Следующий день был повторением предыдущего, но проводился несколько проще. Во-первых, было не так людно, потому что часть гостей уже разъехалась, а, во-вторых, и оставшиеся гости чувствовали утомление после вчерашней ночной кутерьмы. Зато еда как будто ожесточалась еще более. Вечером танцы хотя и возобновлялись, но не надолго, и к десяти часам гости уже расходились на ночлег, предварительно попрощавшись с гостеприимными хозяевами, так как завтра утром часам к девяти предполагалось выехать из Лыкова…
По дороге в Малиновец мы обыкновенно заезжали к Боровковым, у которых проводили целые сутки, от Боровковых к Корочкиным и т. д., так что домой возвращались нередко через неделю. Затем, отдохнувши несколько дней, объезжали другую сторону околотка, гостили у Пустотеловых и забирались в Словущенское, где, начиная с предводителя Струнникова, не пропускали никого из мелкопоместных.
Везде пили и ели, но всего искреннее веселились в Словущенском, где, за исключением Струнниковых, помещики были победнее, и с ними меньше чинились.
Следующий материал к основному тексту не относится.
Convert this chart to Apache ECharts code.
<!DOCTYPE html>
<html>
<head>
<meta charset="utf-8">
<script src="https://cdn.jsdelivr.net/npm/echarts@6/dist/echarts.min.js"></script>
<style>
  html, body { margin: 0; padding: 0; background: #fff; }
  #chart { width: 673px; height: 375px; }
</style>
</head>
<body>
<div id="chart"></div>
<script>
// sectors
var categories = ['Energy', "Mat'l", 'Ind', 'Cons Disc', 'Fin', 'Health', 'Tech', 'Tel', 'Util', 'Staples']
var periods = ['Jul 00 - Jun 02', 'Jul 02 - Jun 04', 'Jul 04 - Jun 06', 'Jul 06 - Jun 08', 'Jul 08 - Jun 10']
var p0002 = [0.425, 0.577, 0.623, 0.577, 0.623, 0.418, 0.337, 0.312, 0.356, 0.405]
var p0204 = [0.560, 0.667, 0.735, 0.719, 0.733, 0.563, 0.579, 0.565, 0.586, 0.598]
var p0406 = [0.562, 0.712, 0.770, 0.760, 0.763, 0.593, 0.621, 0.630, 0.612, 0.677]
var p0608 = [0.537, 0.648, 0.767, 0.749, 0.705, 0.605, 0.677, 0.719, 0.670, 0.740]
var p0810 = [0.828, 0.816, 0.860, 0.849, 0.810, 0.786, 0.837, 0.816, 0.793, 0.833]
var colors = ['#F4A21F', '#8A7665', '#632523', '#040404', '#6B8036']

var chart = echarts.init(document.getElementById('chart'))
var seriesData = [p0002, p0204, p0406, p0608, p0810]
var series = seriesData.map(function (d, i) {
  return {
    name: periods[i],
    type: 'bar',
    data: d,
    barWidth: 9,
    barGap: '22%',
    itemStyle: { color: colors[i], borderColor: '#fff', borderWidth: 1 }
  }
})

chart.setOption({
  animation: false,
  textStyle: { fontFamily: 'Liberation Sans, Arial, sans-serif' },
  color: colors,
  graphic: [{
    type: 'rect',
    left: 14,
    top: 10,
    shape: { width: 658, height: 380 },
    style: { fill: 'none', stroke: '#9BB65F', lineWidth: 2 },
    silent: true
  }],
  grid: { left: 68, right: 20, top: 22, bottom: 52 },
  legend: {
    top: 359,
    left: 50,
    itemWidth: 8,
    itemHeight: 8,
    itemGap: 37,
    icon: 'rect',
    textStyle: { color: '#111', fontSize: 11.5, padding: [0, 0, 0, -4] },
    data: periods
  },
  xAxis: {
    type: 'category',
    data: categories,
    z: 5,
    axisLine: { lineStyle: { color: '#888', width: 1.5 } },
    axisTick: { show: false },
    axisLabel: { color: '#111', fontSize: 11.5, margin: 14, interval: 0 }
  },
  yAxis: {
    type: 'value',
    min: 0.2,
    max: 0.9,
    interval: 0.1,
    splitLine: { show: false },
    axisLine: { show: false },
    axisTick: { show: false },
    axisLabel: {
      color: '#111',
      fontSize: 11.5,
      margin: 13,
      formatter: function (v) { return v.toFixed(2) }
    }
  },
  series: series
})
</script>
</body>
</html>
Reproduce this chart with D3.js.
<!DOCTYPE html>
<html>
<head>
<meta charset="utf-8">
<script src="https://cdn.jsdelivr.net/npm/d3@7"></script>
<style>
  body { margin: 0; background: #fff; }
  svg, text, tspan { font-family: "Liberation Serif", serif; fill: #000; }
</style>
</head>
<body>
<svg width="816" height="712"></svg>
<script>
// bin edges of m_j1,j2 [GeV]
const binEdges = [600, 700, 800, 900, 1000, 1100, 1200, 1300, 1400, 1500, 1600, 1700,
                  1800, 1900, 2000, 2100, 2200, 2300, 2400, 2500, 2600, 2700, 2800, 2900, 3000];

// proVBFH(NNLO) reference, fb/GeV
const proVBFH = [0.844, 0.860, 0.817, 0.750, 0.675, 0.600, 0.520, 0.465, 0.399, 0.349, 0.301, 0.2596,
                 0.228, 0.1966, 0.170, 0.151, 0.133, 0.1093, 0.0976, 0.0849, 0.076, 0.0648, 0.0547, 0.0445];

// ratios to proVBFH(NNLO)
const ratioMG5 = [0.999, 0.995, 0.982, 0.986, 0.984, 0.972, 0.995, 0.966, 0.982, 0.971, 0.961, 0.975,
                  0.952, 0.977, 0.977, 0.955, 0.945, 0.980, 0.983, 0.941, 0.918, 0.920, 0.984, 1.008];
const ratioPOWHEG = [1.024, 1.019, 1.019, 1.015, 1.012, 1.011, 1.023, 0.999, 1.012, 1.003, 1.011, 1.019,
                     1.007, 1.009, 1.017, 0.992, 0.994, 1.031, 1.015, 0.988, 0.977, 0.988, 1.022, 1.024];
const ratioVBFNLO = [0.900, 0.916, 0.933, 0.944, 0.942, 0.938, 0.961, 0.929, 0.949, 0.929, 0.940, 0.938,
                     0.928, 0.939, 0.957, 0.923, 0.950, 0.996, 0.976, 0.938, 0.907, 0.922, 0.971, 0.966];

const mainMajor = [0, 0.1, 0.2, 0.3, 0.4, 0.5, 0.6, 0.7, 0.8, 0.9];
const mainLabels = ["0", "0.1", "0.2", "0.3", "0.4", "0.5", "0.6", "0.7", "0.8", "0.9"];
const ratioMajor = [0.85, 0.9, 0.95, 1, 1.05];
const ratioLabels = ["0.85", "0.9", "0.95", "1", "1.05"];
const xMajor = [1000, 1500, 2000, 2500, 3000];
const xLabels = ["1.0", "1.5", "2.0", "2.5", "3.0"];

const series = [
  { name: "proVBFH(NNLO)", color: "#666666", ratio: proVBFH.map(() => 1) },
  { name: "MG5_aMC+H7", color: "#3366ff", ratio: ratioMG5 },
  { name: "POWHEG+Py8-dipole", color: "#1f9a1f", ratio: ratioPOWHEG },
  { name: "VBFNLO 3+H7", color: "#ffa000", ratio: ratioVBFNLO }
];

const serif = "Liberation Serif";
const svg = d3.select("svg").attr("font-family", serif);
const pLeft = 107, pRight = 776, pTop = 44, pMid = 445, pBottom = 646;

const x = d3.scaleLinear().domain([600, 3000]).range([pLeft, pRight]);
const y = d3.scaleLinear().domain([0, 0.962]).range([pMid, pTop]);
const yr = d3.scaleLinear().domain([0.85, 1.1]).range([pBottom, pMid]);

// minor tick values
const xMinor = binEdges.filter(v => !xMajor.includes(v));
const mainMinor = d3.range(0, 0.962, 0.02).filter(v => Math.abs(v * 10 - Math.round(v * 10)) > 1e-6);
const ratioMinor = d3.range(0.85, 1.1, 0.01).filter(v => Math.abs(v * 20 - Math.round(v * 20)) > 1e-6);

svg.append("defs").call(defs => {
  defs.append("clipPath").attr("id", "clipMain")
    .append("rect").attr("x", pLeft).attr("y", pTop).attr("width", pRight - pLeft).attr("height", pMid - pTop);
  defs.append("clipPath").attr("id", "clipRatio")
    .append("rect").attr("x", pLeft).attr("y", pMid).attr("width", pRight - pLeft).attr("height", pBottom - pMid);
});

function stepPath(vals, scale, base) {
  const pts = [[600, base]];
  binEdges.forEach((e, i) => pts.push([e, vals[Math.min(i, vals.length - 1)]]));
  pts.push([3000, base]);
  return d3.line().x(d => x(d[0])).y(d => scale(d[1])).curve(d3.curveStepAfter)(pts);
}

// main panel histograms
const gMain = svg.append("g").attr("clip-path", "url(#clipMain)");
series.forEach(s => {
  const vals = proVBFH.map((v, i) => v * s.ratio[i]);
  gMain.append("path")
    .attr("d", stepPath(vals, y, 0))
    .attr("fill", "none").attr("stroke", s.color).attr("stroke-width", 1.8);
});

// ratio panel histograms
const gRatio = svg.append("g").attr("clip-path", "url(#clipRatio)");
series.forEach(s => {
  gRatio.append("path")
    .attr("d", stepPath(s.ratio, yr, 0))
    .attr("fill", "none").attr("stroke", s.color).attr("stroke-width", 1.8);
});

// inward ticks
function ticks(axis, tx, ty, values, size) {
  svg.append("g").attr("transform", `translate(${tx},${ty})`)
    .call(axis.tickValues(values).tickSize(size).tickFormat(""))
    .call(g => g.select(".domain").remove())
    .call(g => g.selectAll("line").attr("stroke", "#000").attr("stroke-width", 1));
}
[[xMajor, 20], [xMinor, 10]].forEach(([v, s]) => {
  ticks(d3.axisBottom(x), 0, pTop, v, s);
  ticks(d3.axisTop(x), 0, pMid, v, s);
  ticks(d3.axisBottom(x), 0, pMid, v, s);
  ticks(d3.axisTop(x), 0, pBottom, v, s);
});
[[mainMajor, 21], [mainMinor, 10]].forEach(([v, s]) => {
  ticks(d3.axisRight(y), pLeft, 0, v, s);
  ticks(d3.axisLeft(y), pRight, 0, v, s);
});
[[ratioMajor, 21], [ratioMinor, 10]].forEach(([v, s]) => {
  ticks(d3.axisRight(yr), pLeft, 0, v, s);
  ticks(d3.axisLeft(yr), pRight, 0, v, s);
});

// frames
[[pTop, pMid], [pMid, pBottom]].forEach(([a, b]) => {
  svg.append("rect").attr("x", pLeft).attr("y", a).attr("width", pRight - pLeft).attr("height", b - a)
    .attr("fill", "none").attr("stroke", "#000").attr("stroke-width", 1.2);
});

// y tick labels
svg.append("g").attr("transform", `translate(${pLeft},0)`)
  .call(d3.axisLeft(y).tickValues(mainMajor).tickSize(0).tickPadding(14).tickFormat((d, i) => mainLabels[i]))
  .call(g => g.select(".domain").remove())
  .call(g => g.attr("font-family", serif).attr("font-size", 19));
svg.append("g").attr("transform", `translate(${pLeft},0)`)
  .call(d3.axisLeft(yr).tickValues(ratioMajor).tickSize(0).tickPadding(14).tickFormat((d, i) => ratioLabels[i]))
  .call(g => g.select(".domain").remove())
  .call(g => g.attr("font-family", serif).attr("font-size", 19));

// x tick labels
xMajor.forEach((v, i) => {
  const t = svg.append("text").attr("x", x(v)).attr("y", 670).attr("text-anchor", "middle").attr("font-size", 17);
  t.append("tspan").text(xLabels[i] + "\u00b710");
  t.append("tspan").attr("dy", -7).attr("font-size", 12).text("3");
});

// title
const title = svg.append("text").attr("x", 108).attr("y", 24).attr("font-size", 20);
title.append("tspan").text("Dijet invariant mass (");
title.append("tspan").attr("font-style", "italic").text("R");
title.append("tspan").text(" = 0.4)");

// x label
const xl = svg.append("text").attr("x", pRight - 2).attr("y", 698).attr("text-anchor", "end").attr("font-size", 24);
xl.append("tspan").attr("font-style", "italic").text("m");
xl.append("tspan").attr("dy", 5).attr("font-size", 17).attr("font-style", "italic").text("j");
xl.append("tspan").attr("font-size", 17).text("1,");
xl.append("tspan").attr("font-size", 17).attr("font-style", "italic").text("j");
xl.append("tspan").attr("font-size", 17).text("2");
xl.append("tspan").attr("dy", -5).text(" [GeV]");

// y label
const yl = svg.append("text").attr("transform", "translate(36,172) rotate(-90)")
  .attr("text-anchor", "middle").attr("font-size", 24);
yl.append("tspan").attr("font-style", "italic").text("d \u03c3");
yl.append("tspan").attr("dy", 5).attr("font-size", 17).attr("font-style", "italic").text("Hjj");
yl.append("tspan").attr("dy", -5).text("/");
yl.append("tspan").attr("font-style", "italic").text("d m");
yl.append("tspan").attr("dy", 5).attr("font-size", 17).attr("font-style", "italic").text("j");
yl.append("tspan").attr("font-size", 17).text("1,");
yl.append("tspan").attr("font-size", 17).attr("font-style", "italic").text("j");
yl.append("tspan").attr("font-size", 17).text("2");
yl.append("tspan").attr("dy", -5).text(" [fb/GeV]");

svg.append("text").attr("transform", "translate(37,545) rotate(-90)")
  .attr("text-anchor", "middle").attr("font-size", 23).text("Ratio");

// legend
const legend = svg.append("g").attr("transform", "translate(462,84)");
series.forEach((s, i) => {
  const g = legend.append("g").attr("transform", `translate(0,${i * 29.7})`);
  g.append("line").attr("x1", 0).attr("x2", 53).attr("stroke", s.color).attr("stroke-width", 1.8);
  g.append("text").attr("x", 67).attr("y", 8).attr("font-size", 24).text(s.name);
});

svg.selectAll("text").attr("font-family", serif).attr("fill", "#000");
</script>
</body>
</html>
У Слепушкиных, например, хотя и не танцевали, по причине тесноты помещения, но зато изо всех усадеб собирали сенных девушек, которые пели подблюдные песни… На ночь все размещались по разным усадьбам и таким образом несколько дней сряду переходили из дома в дом.
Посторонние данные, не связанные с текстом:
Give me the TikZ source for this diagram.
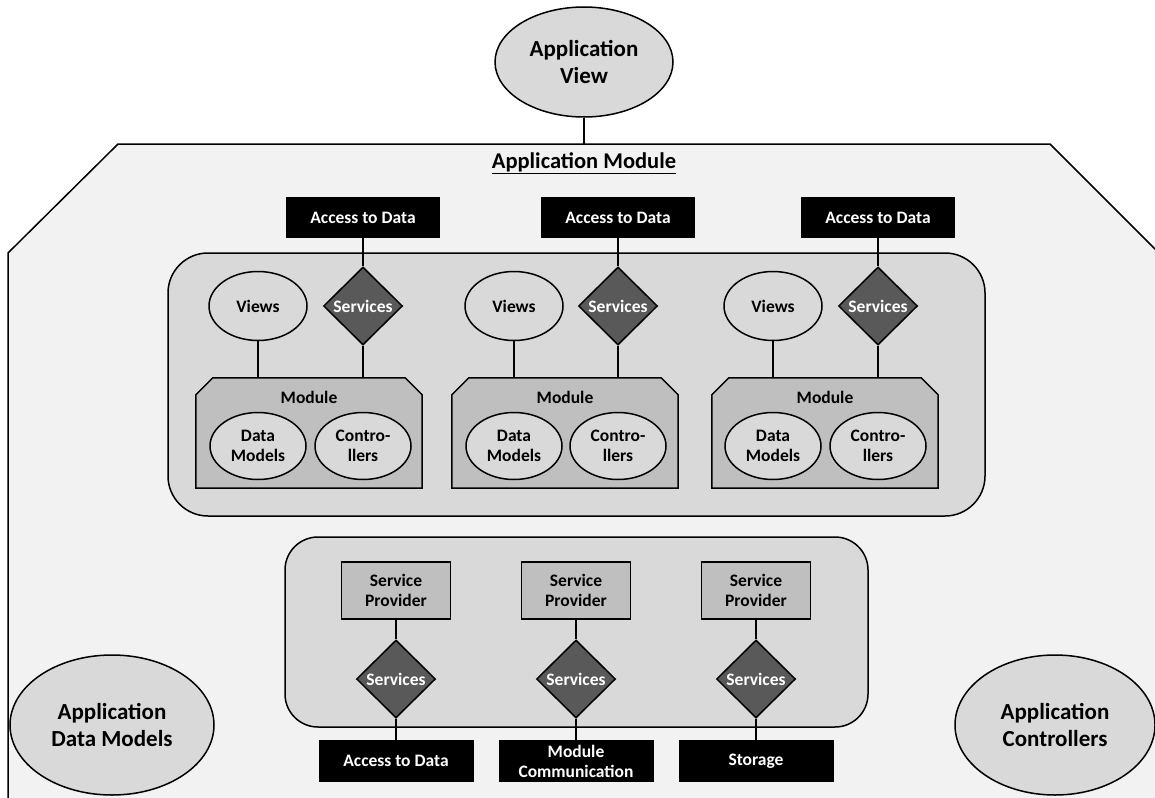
\documentclass[tikz,border=0pt]{standalone}
\usepackage{fontspec}
\setmainfont{Carlito}
\usetikzlibrary{shapes.geometric}
\definecolor{outerfill}{HTML}{F2F2F2}
\definecolor{midfill}{HTML}{D9D9D9}
\definecolor{modfill}{HTML}{BFBFBF}
\definecolor{svcfill}{HTML}{595959}
\tikzset{
  small/.style={font=\bfseries\fontsize{17.5}{20}\selectfont, align=center},
  big/.style={font=\bfseries\fontsize{23}{27}\selectfont, align=center},
  oval/.style={ellipse, draw, line width=1.5pt, fill=midfill, inner sep=0pt, small},
  svc/.style={diamond, draw, line width=1.5pt, fill=svcfill, text=white, inner sep=0pt,
    minimum width=79pt, minimum height=78pt, small},
  blackbox/.style={rectangle, fill=black, text=white, inner sep=0pt,
    minimum width=154pt, minimum height=41pt, small},
  provider/.style={rectangle, draw, line width=1.5pt, fill=modfill, inner sep=0pt,
    minimum width=109pt, minimum height=57pt, small},
  modbox/.style={rectangle, inner sep=0pt, minimum width=226pt, minimum height=110pt},
  modline/.style={draw, line width=1.5pt, fill=modfill},
  panel/.style={draw, line width=1.5pt, fill=midfill},
  conn/.style={line width=2.8pt},
}
\begin{document}
\begin{tikzpicture}[x=1pt,y=-1pt]
\useasboundingbox (0,0) rectangle (1155,797);
\clip (0,0) rectangle (1155,797);
% outer application module shape
\draw[line width=1.5pt, fill=outerfill] (8,810) -- (8,253) -- (118,144) -- (1050,144) -- (1175,269) -- (1175,810);
\node[font=\bfseries\fontsize{22.5}{26}\selectfont] (title) at (584,163) {\underline{Application Module}};

% Application View
\node[oval, big, minimum width=178pt, minimum height=110pt] (appview) at (584,62) {Application\\View};
\coordinate (outertop) at (584,144);
\draw[conn] (appview.south) -- (outertop);

% upper panel
\draw[panel, rounded corners=40pt] (168,253) rectangle (985,516);
% lower panel
\draw[panel, rounded corners=33pt] (285,537) rectangle (868,727);

% three module groups
\foreach \i/\vx/\sx/\mx in {1/258/363/309, 2/514/618/565, 3/773/878/825}{
  \node[blackbox] (acc\i) at (\sx,217.5) {Access to Data};
  \node[svc] (svc\i) at (\sx,306) {Services};
  \node[oval, minimum width=98pt, minimum height=69pt] (view\i) at (\vx,306) {Views};
  \node[modbox] (mod\i) at (\mx,433) {};
  \path[modline] (mod\i.south west) -- ([yshift=-17pt]mod\i.north west) -- ([xshift=17pt]mod\i.north west)
     -- ([xshift=-17pt]mod\i.north east) -- ([yshift=-17pt]mod\i.north east) -- (mod\i.south east) -- cycle;
  \node[small] (modlab\i) at (\mx,397) {Module};
  \node[oval, minimum width=96pt, minimum height=67pt] (dm\i) at (\vx,446) {Data\\Models};
  \node[oval, minimum width=96pt, minimum height=67pt] (ctl\i) at (\sx,446) {Contro-\\llers};
  \draw[conn] (acc\i.south) -- (svc\i.north);
  \draw[conn] (svc\i.south) -- (svc\i.south |- mod\i.north);
  \draw[conn] (view\i.south) -- (view\i.south |- mod\i.north);
}

% service providers
\foreach \i/\x/\lab in {1/396/{Access to Data}, 2/576/{Module\\Communication}, 3/756/{Storage}}{
  \node[provider] (sp\i) at (\x,590.5) {Service\\Provider};
  \node[svc] (bsvc\i) at (\x,679) {Services};
  \node[blackbox, minimum width=155pt, minimum height=42pt] (out\i) at (\x,761) {\lab};
  \draw[conn] (sp\i.south) -- (bsvc\i.north);
  \draw[conn] (bsvc\i.south) -- (out\i.north);
}

% application data models / controllers
\node[oval, big, minimum width=204pt, minimum height=140pt] (adm) at (112,725) {Application\\Data Models};
\node[oval, big, minimum width=200pt, minimum height=140pt] (actl) at (1055,725) {Application\\Controllers};
\end{tikzpicture}
\end{document}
Собирались раза два-три в зиму и в Малиновце… Да и нельзя было иначе. Дом был громадный, помещения для всех вдоволь, запасов – тоже. При том же сами всюду ездили и веселились – стыдно было и соседям не отплатить тем же.
Дней за пять до Рождества раздолье на время прекращалось, и помещики разъезжались по своим усадьбам, чтоб встретить праздники в тишине среди семейства ‹…›
Новый год весь уезд встречал у предводителя Струннникова, который давал по этому случаю бал. Вереница экипажей съезжалась 31-го декабря со всех сторон в Словущенское, причем помещики покрупнее останавливались в предводительском доме, а бедные – на селе у мелкопоместных знакомых…
В продолжение всего рождественского мясоеда без перемежки шли съезды и гощения, иногда многолюдные и парадные, но большей частью запросто в кругу близких знакомых. В числе этих собраний в особенности выдавался бал, который давал в городе расквартированный в нашем уезде полк. Этот бал и новогодний предводительский считались кульминантными точками захолустного раздолья.
Словом сказать, целых три месяца сряду захолустье ело, пило и гудело, как пчелы в улье. В то же время и молодые люди сходились между собой. Происходили предварительные ухаживанья, затем затевались свадьбы, которые отчасти игрались в рождественский мясоед, отчасти отлагались на Красную горку» (117; 430–441).
В отличие от богатых и знатных господ с их специально обученными поварами (их нередко отдавали учиться в московский Английский клуб, славившийся своей кухней), блюдами французской кухни, строгой организацией стола и самого обеда или ужина, в провинции, а особенно у небогатых помещиков, еда была хотя и обильной, но простой. Э. И. Стогов описывает свадебный пир: «Молодые сидели во главе стола, я даже помню кушанья: студень, заливная рыба, поросенок под хреном и сметаной, разварная рыба, ветчина с кореньями, щи, к ним пирог с кашей, кашица, пирог с курицею, лапша, пирожки с говядиной, уха, пирог с морковью. Три или четыре каши, языки, мозги с телячьими ножками и головкою. Жаркие: гуси, телятина, баранина, утки и жареная рыба, к жаркому соленые огурцы, разварные кисели. Сладкие слоеные пироги, пирожки, оладьи с медом, из сладкого теста какие-то ленты, розаны. Может быть, и еще что-то было. После каждого кушанья мужчины пили по стаканчику водки, было и вино в бутылках, но его никто не пил. Дамы пили мед» (98; 43). И никакого супа-тортю, фринзербов и яиц пашот.